The Crane Wives are a Michigan-based band. Their music is defined by a  folk tang and cunning lyrics. Over the past two years, they have had an insane increase in popularity, with their most popular song, “Curses”, getting over 25 million streams on Spotify. 

As an avid listener, I find that their music  can be split into one of two storylines: escaping soul-sucking, unhealthy relationships or defending the American working class. In the latter, the band often tries to point out the abuse of honest workers by  conniving, snake-ish higher-ups.

In some of these such songs, the band analyzes the expendability of American workers, especially minimum or low wage laborers. The song “Down the River” references America's shameful past and connects it to the current relationship between employee and employer. 

The phrase “down the river” is a symbol of profound betrayal, as it references selling a slave further south, to crueler plantations and increasingly fatal working conditions that made slaves more expendable. The song doesn’t shy away from the history, leaving the main lyric “you can [sail/sell] us down the river” unclear between sail and sell. The band compares an abusive boss’s mistreatment of their workers to slaving away for a master who would condemn them to a worse plight for their own profit. 
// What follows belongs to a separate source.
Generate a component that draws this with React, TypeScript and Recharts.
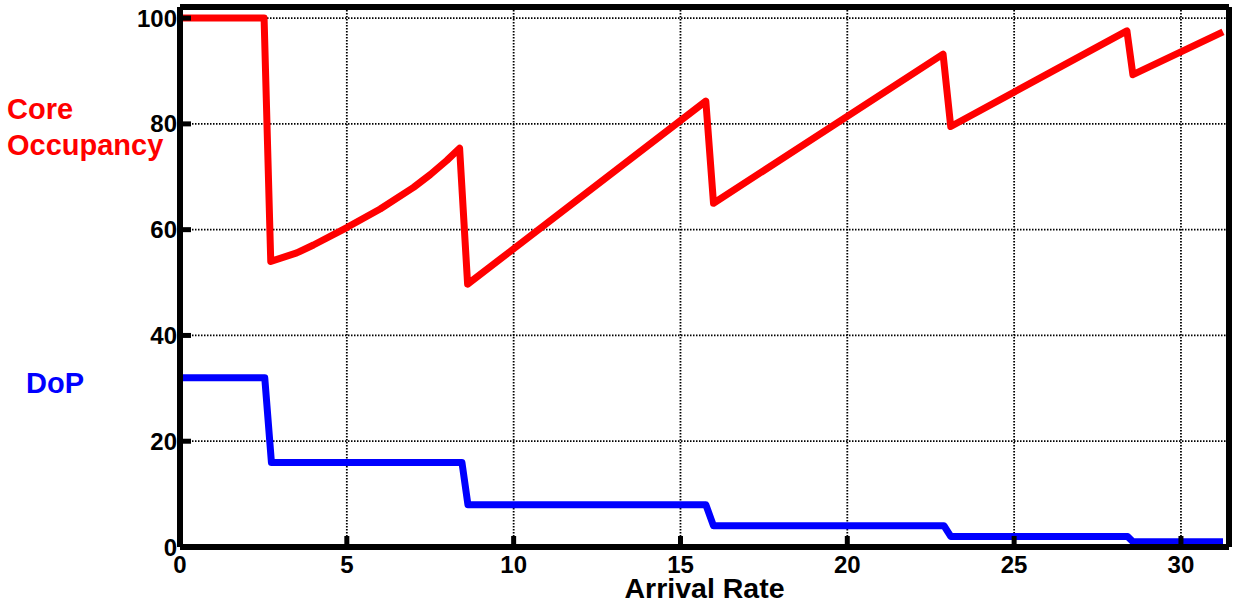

The song itself is a question to the boss, about what they'll do in the aftermath of their abuse. The band speaks as a group, signifying a worker-base under this one higher-up, by defining a singular “you” and a collective “us”. The band highlights the habits of their figurative employer, claiming they’ll skip town, “high-tail it”, burn bridges, and save themselves. They’ll move on, “forget about the things [they]’ve done” and hide their “skeletons” while the narrators are left to deal with the damage. The song notes that the person in power will continue the pattern of abuse on the next “unsuspecting fool” like a cruel machine, treating workers like expendable pawns and leaving a trail of broken lives with no remorse. The powerful only serve to advantage themselves by dehumanizing their employees, by taking their lives as a sunk cost to benefit a business, customer, or employer. 

In other songs, the Crane Wives employ analogies that show the divide between the wealthy and the working man. Notably, in “The Hand That Feeds”, they employ a hand as a synecdoche for ‘the man’. The hand acts cruelly towards the “good men”  that are “chained” to their work  “like hounds”. They invoke the “great American ruse” and accuse ‘bootstrapping’ narratives of turning the free man into the rich man’s dog. The singer tells of her father, “a howling man”, who warns young folks not to work their whole lives, not to waste their dreams, and instead appreciate the freedom from “the rich man”. The narrator of the song has become disillusioned by the American dream after seeing the generational effect it has on the world around her; a world where one must slave away for the man rather than feel alive. The song itself is a testament to resistance against the average job, where the band has the freedom and control over their careers as musicians that their working class parents didn’t have. 

One might say that the “American ruse” is worthwhile because the band is now able to express themselves creatively after their parents built a life for them. They might think that wealth and opportunity is accrued gradually, generation by generation until our next generation can truly enjoy the thralls of life. 

I disagree. The sacrifice of the present generation, of the present moment, is much more important than the uncertain future. It is more important to be free and harbor no regrets than to grind through the work day and pray for the elusive concept of retirement to relieve you in 20 years. We cannot live vicariously through projected happiness. This version of preparing for the future serves to entice workers to work harder for no personal benefit and instead, for the companies who place no value on the individual.